Repeat every line of the data exactly, but not the pictures.

______________________________

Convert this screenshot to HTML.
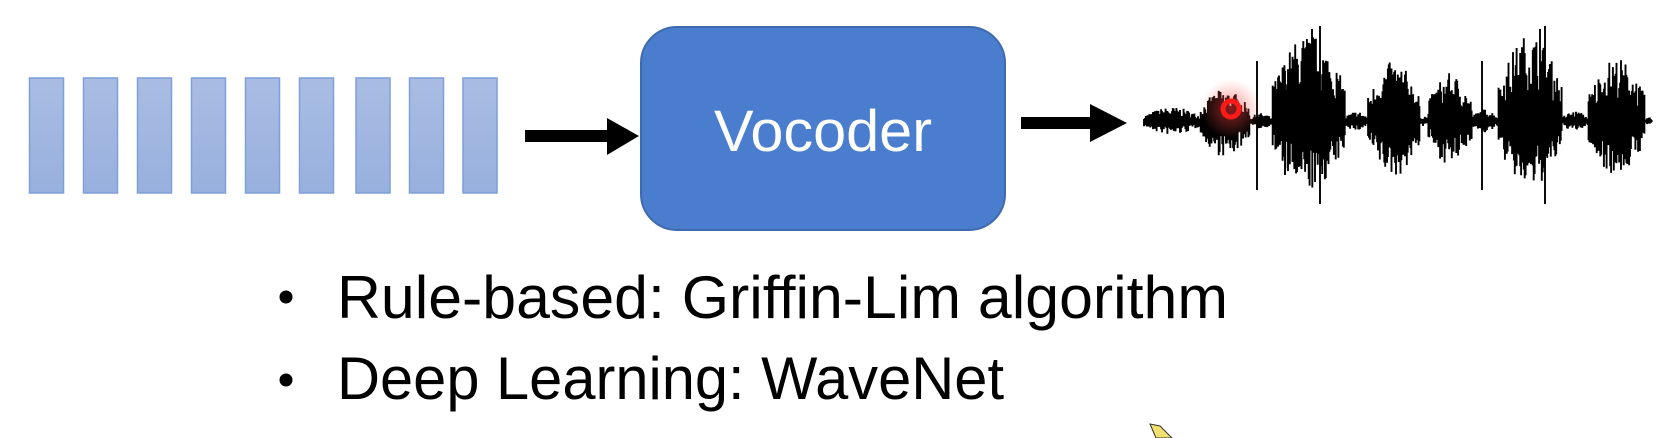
<!DOCTYPE html>
<html><head><meta charset="utf-8"><style>
html,body{margin:0;padding:0;background:#fff;width:1664px;height:438px;overflow:hidden}
svg{display:block}
</style></head><body>
<svg id="s" width="1664" height="438" viewBox="0 0 1664 438" xmlns="http://www.w3.org/2000/svg">
<defs>
<linearGradient id="bg" x1="0" y1="0" x2="0" y2="1"><stop offset="0" stop-color="#a9bde3"/><stop offset="1" stop-color="#98b0de"/></linearGradient>
<radialGradient id="glow"><stop offset="0" stop-color="#ff3030" stop-opacity="0.55"/><stop offset="1" stop-color="#ff6060" stop-opacity="0"/></radialGradient>
</defs>
<g fill="url(#bg)" stroke="#7f9fd8" stroke-width="1.5">
<rect x="29.5" y="78" width="34" height="115"/>
<rect x="83.5" y="78" width="34" height="115"/>
<rect x="137.5" y="78" width="34" height="115"/>
<rect x="191.5" y="78" width="34" height="115"/>
<rect x="245.5" y="78" width="34" height="115"/>
<rect x="299.5" y="78" width="34" height="115"/>
<rect x="356" y="78" width="34" height="115"/>
<rect x="409.5" y="78" width="34" height="115"/>
<rect x="463" y="78" width="34" height="115"/>
</g>
<polygon points="525,130 607,130 607,118 639,136 607,155 607,142 525,142" fill="#000"/>
<rect x="641" y="27" width="364" height="203" rx="36" ry="36" fill="#4a7dcd" stroke="#3f6aaf" stroke-width="2"/>
<text x="823" y="151" font-family="Liberation Sans, sans-serif" font-size="58" fill="#fff" text-anchor="middle" textLength="218" lengthAdjust="spacingAndGlyphs">Vocoder</text>
<polygon points="1021,117 1090,117 1090,104 1127,123 1090,142 1090,129 1021,129" fill="#000"/>
<path id="wave" fill="none" stroke="#000" stroke-width="1.9"/>
<line x1="1144" y1="121" x2="1652" y2="121" stroke="#000" stroke-width="3"/>
<circle cx="1231" cy="109" r="30" fill="url(#glow)"/>
<circle cx="1231" cy="109" r="8" fill="none" stroke="#ff1a1a" stroke-width="5"/>
<circle cx="286" cy="297" r="6.5" fill="#000"/>
<circle cx="286" cy="380" r="6.5" fill="#000"/>
<text x="337" y="318" font-family="Liberation Sans, sans-serif" font-size="60" fill="#000" textLength="891" lengthAdjust="spacingAndGlyphs">Rule-based: Griffin-Lim algorithm</text>
<text x="337" y="399" font-family="Liberation Sans, sans-serif" font-size="60" fill="#000" textLength="667" lengthAdjust="spacingAndGlyphs">Deep Learning: WaveNet</text>
<polygon points="1150,424 1160,426 1172,438 1156,438" fill="#f0e070" stroke="#333" stroke-width="1"/>
</svg>
<script>
(function(){
var seed=7;function r(){seed=(seed*16807)%2147483647;return seed/2147483647;}
var segs=[[1144,1200,14,14],[1200,1250,32,36],[1250,1272,8,8],[1272,1345,88,70],[1345,1368,10,10],[1368,1420,60,56],[1420,1428,6,6],[1428,1472,48,44],[1472,1498,12,12],[1498,1562,88,68],[1562,1588,10,10],[1588,1645,64,54],[1645,1652,4,4]];
function env(x){for(var i=0;i<segs.length;i++){var s=segs[i];if(x>=s[0]&&x<s[1]){var t=(x-s[0])/(s[1]-s[0]);var w=Math.sin(Math.PI*t);w=0.4+0.6*w;return [s[2]*w,s[3]*w];}}return [3,3];}
var d="";var b=121;
for(var x=1144;x<1652;x+=0.9){var e=env(x);var up=e[0]*(0.35+0.65*Math.pow(r(),1.3));var dn=e[1]*(0.35+0.65*Math.pow(r(),1.3));d+="M"+x.toFixed(1)+" "+(b-up).toFixed(1)+"V"+(b+dn).toFixed(1);}
var spikes=[[1257,60,190],[1320,95,204],[1312,92,150],[1482,60,190],[1545,95,204],[1540,92,160],[1285,50,175]];
spikes.forEach(function(s){d+="M"+s[0]+" "+(b-s[1])+"V"+s[2];});
document.getElementById("wave").setAttribute("d",d);
})();
</script>
</body></html>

______________________________

* _Task output_
Convert this screenshot to HTML.
<!DOCTYPE html>
<html><head><meta charset="utf-8"><style>
html,body{margin:0;padding:0;background:#fff;width:1664px;height:438px;overflow:hidden}
svg{display:block}
</style></head><body>
<svg id="s" width="1664" height="438" viewBox="0 0 1664 438" xmlns="http://www.w3.org/2000/svg">
<defs>
<linearGradient id="bg" x1="0" y1="0" x2="0" y2="1"><stop offset="0" stop-color="#a9bde3"/><stop offset="1" stop-color="#98b0de"/></linearGradient>
<radialGradient id="glow"><stop offset="0" stop-color="#ff3030" stop-opacity="0.55"/><stop offset="1" stop-color="#ff6060" stop-opacity="0"/></radialGradient>
</defs>
<g fill="url(#bg)" stroke="#7f9fd8" stroke-width="1.5">
<rect x="29.5" y="78" width="34" height="115"/>
<rect x="83.5" y="78" width="34" height="115"/>
<rect x="137.5" y="78" width="34" height="115"/>
<rect x="191.5" y="78" width="34" height="115"/>
<rect x="245.5" y="78" width="34" height="115"/>
<rect x="299.5" y="78" width="34" height="115"/>
<rect x="356" y="78" width="34" height="115"/>
<rect x="409.5" y="78" width="34" height="115"/>
<rect x="463" y="78" width="34" height="115"/>
</g>
<polygon points="525,130 607,130 607,118 639,136 607,155 607,142 525,142" fill="#000"/>
<rect x="641" y="27" width="364" height="203" rx="36" ry="36" fill="#4a7dcd" stroke="#3f6aaf" stroke-width="2"/>
<text x="823" y="151" font-family="Liberation Sans, sans-serif" font-size="58" fill="#fff" text-anchor="middle" textLength="218" lengthAdjust="spacingAndGlyphs">Vocoder</text>
<polygon points="1021,117 1090,117 1090,104 1127,123 1090,142 1090,129 1021,129" fill="#000"/>
<path id="wave" fill="none" stroke="#000" stroke-width="1.9"/>
<line x1="1144" y1="121" x2="1652" y2="121" stroke="#000" stroke-width="3"/>
<circle cx="1231" cy="109" r="30" fill="url(#glow)"/>
<circle cx="1231" cy="109" r="8" fill="none" stroke="#ff1a1a" stroke-width="5"/>
<circle cx="286" cy="297" r="6.5" fill="#000"/>
<circle cx="286" cy="380" r="6.5" fill="#000"/>
<text x="337" y="318" font-family="Liberation Sans, sans-serif" font-size="60" fill="#000" textLength="891" lengthAdjust="spacingAndGlyphs">Rule-based: Griffin-Lim algorithm</text>
<text x="337" y="399" font-family="Liberation Sans, sans-serif" font-size="60" fill="#000" textLength="667" lengthAdjust="spacingAndGlyphs">Deep Learning: WaveNet</text>
<polygon points="1150,424 1160,426 1172,438 1156,438" fill="#f0e070" stroke="#333" stroke-width="1"/>
</svg>
<script>
(function(){
var seed=7;function r(){seed=(seed*16807)%2147483647;return seed/2147483647;}
var segs=[[1144,1200,14,14],[1200,1250,32,36],[1250,1272,8,8],[1272,1345,88,70],[1345,1368,10,10],[1368,1420,60,56],[1420,1428,6,6],[1428,1472,48,44],[1472,1498,12,12],[1498,1562,88,68],[1562,1588,10,10],[1588,1645,64,54],[1645,1652,4,4]];
function env(x){for(var i=0;i<segs.length;i++){var s=segs[i];if(x>=s[0]&&x<s[1]){var t=(x-s[0])/(s[1]-s[0]);var w=Math.sin(Math.PI*t);w=0.4+0.6*w;return [s[2]*w,s[3]*w];}}return [3,3];}
var d="";var b=121;
for(var x=1144;x<1652;x+=0.9){var e=env(x);var up=e[0]*(0.35+0.65*Math.pow(r(),1.3));var dn=e[1]*(0.35+0.65*Math.pow(r(),1.3));d+="M"+x.toFixed(1)+" "+(b-up).toFixed(1)+"V"+(b+dn).toFixed(1);}
var spikes=[[1257,60,190],[1320,95,204],[1312,92,150],[1482,60,190],[1545,95,204],[1540,92,160],[1285,50,175]];
spikes.forEach(function(s){d+="M"+s[0]+" "+(b-s[1])+"V"+s[2];});
document.getElementById("wave").setAttribute("d",d);
})();
</script>
</body></html>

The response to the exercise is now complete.